1. Express the following relations and queries in Prolog:
   • niece(X,Y): X is a niece of Y.
   • aunt(X,Y): X is an aunt of Y.
   • relative(X,Y): X and Y are relatives.
   • Who are joe's children?
   • How many children does joe have?
   • Are joe and steph relatives?
2. Give a tail-recursive definition for each of the following predicates.
   • power(X,Y,Z): X^Y=Z.
   • gcd(X,Y,Z): The greatest common divisor of X and Y is Z.
   • sum(L,Sum): Sum is the sum of the elements in L.
3. Write a program to generate all perfect numbers between 1 and 100. A perfect number is a positive integer that is equal to the sum of its proper divisors. For example, 6(=1+2+3) is a perfect number.
4. Assume a set is represented as a list without duplicates. Define the following predicates on sets:
   1. contains(X,S): X is a member of S.
   2. proper_subset(S1,S2): S1 is a proper subset of S2.
   3. disjoint(S1,S2): S1 and S2 are disjoint.

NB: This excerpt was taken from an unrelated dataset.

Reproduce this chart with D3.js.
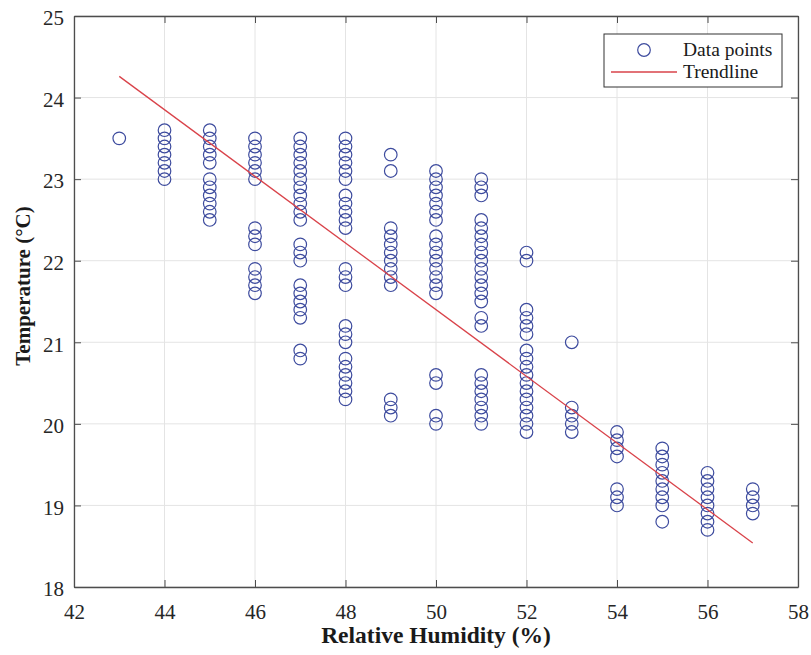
<!DOCTYPE html>
<html>
<head>
<meta charset="utf-8">
<script src="https://cdn.jsdelivr.net/npm/d3@7"></script>
<style>
  body { margin: 0; background: #fff; }
  text { font-family: 'Liberation Serif', 'Times New Roman', serif; }
</style>
</head>
<body>
<div id="chart"></div>
<script>
// data
const humidityLevels = [43, 44, 45, 46, 47, 48, 49, 50, 51, 52, 53, 54, 55, 56, 57]
const tempsByHumidity = [
  [23.5],
  [23.0, 23.1, 23.2, 23.3, 23.4, 23.5, 23.6],
  [22.5, 22.6, 22.7, 22.8, 22.9, 23.0, 23.2, 23.3, 23.4, 23.5, 23.6],
  [21.6, 21.7, 21.8, 21.9, 22.2, 22.3, 22.4, 23.0, 23.1, 23.2, 23.3, 23.4, 23.5],
  [20.8, 20.9, 21.3, 21.4, 21.5, 21.6, 21.7, 22.0, 22.1, 22.2, 22.5, 22.6, 22.7, 22.8, 22.9, 23.0, 23.1, 23.2, 23.3, 23.4, 23.5],
  [20.3, 20.4, 20.5, 20.6, 20.7, 20.8, 21.0, 21.1, 21.2, 21.7, 21.8, 21.9, 22.4, 22.5, 22.6, 22.7, 22.8, 23.0, 23.1, 23.2, 23.3, 23.4, 23.5],
  [20.1, 20.2, 20.3, 21.7, 21.8, 21.9, 22.0, 22.1, 22.2, 22.3, 22.4, 23.1, 23.3],
  [20.0, 20.1, 20.5, 20.6, 21.6, 21.7, 21.8, 21.9, 22.0, 22.1, 22.2, 22.3, 22.5, 22.6, 22.7, 22.8, 22.9, 23.0, 23.1],
  [20.0, 20.1, 20.2, 20.3, 20.4, 20.5, 20.6, 21.2, 21.3, 21.5, 21.6, 21.7, 21.8, 21.9, 22.0, 22.1, 22.2, 22.3, 22.4, 22.5, 22.8, 22.9, 23.0],
  [19.9, 20.0, 20.1, 20.2, 20.3, 20.4, 20.5, 20.6, 20.7, 20.8, 20.9, 21.1, 21.2, 21.3, 21.4, 22.0, 22.1],
  [19.9, 20.0, 20.1, 20.2, 21.0],
  [19.0, 19.1, 19.2, 19.6, 19.7, 19.8, 19.9],
  [18.8, 19.0, 19.1, 19.2, 19.3, 19.4, 19.5, 19.6, 19.7],
  [18.7, 18.8, 18.9, 19.0, 19.1, 19.2, 19.3, 19.4],
  [18.9, 19.0, 19.1, 19.2]
]
const trendX = [43, 57]
const trendY = [24.26, 18.54]
const xTicks = [42, 44, 46, 48, 50, 52, 54, 56, 58]
const yTicks = [18, 19, 20, 21, 22, 23, 24, 25]

const points = []
humidityLevels.forEach((h, i) => {
  tempsByHumidity[i].forEach(t => points.push({ h: h, t: t }))
})

const width = 811
const height = 655
const margin = { top: 16, left: 74, right: 13, bottom: 68 }
const innerW = width - margin.left - margin.right
const innerH = height - margin.top - margin.bottom
const serif = "'Liberation Serif', 'Times New Roman', serif"

const svg = d3
  .select('#chart')
  .append('svg')
  .attr('width', width)
  .attr('height', height)

const g = svg
  .append('g')
  .attr('transform', 'translate(' + margin.left + ',' + margin.top + ')')

const x = d3.scaleLinear().domain([42, 58]).range([0, innerW])
const y = d3.scaleLinear().domain([18, 25]).range([innerH, 0])

// grid
g.append('g')
  .selectAll('line')
  .data(xTicks)
  .enter()
  .append('line')
  .attr('x1', d => x(d))
  .attr('x2', d => x(d))
  .attr('y1', 0)
  .attr('y2', innerH)
  .attr('stroke', '#e4e4e4')
g.append('g')
  .selectAll('line')
  .data(yTicks)
  .enter()
  .append('line')
  .attr('x1', 0)
  .attr('x2', innerW)
  .attr('y1', d => y(d))
  .attr('y2', d => y(d))
  .attr('stroke', '#e4e4e4')

// axes, ticks inside on all four sides
const axisColor = '#4d4d4d'
const tickLen = 7
const fmt = d3.format('d')
const axes = [
  { axis: d3.axisBottom(x).tickValues(xTicks), t: [0, innerH], labels: true, side: 'bottom' },
  { axis: d3.axisTop(x).tickValues(xTicks), t: [0, 0], labels: false },
  { axis: d3.axisLeft(y).tickValues(yTicks), t: [0, 0], labels: true, side: 'left' },
  { axis: d3.axisRight(y).tickValues(yTicks), t: [innerW, 0], labels: false }
]
axes.forEach(a => {
  a.axis
    .tickSizeInner(-tickLen)
    .tickSizeOuter(0)
    .tickFormat(fmt)
  const ag = g
    .append('g')
    .attr('transform', 'translate(' + a.t[0] + ',' + a.t[1] + ')')
    .attr('font-family', serif)
    .attr('font-size', 21)
    .call(a.axis)
  ag.select('.domain').attr('stroke', axisColor).attr('stroke-width', 1.3)
  ag.selectAll('.tick line').attr('stroke', axisColor)
  ag.selectAll('.tick text')
    .attr('fill', '#262626')
    .style('font-family', serif)
    .style('font-size', '21px')
  if (!a.labels) ag.selectAll('.tick text').remove()
  if (a.side === 'bottom') ag.selectAll('.tick text').attr('y', 17)
  if (a.side === 'left') ag.selectAll('.tick text').attr('x', -10).attr('dy', '0.42em')
})

// data points
g.append('g')
  .selectAll('circle')
  .data(points)
  .enter()
  .append('circle')
  .attr('cx', d => x(d.h))
  .attr('cy', d => y(d.t))
  .attr('r', 6.3)
  .attr('fill', 'none')
  .attr('stroke', '#3d4b9e')
  .attr('stroke-width', 1.2)

// trendline
g.append('path')
  .datum(trendX.map((v, i) => [v, trendY[i]]))
  .attr('d', d3.line().x(d => x(d[0])).y(d => y(d[1])))
  .attr('fill', 'none')
  .attr('stroke', '#d9434a')
  .attr('stroke-width', 1.3)

// axis labels
svg
  .append('text')
  .attr('x', margin.left + innerW / 2)
  .attr('y', 643)
  .attr('text-anchor', 'middle')
  .style('font-weight', 700)
  .style('font-size', '23.5px')
  .attr('fill', '#1a1a1a')
  .text('Relative Humidity (%)')
svg
  .append('text')
  .attr('transform', 'translate(30,286) rotate(-90)')
  .attr('text-anchor', 'middle')
  .style('font-weight', 700)
  .style('font-size', '21px')
  .attr('fill', '#1a1a1a')
  .text('Temperature (°C)')

// legend
const legend = svg.append('g').attr('transform', 'translate(604,34)')
legend
  .append('rect')
  .attr('width', 178)
  .attr('height', 53)
  .attr('fill', '#fff')
  .attr('stroke', '#333')
  .attr('stroke-width', 1)
legend
  .append('circle')
  .attr('cx', 40)
  .attr('cy', 16)
  .attr('r', 6.3)
  .attr('fill', 'none')
  .attr('stroke', '#3d4b9e')
  .attr('stroke-width', 1.2)
legend
  .append('line')
  .attr('x1', 7)
  .attr('x2', 73)
  .attr('y1', 38)
  .attr('y2', 38)
  .attr('stroke', '#d9434a')
  .attr('stroke-width', 1.3)
legend
  .append('text')
  .attr('x', 79)
  .attr('y', 22)
  .style('font-size', '19.5px')
  .attr('fill', '#1a1a1a')
  .text('Data points')
legend
  .append('text')
  .attr('x', 79)
  .attr('y', 44)
  .style('font-size', '19.5px')
  .attr('fill', '#1a1a1a')
  .text('Trendline')
</script>
</body>
</html>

   4. union(S1,S2,S): S is the union of S1 and S2.
   5. intersection(S1,S2,S): S is the intersection of S1 and S2.
   6. difference(S1,S2,S): S is the difference of S1 and S2.
5. In Prolog, a binary tree can be represented as a structure of the form t(Value,Left,Right), where Left is the left subtree and Right is the right subtree. An empty tree can be represented as an atom, say void. Define the following predicates on binary trees:
   1. contains(T,X): T contains a node with the value X.
   2. count(T,N): the number of nodes in T is N.
   3. leaves(T,S): S is a set of leaves in T.
   4. inorder(T,L): L is the in-order traversal of the nodes in T.
6. Write a program in Prolog to solve the following arithmetic cryptographic puzzle: Find distinct digits for S, E, N, D, M, O, R, Y such that S and M are non-zero and the equation SEND+MORE=MONEY holds.
7. Find a NFA(Non-deterministic Finite Automaton) and write a program in Prolog to recognize it.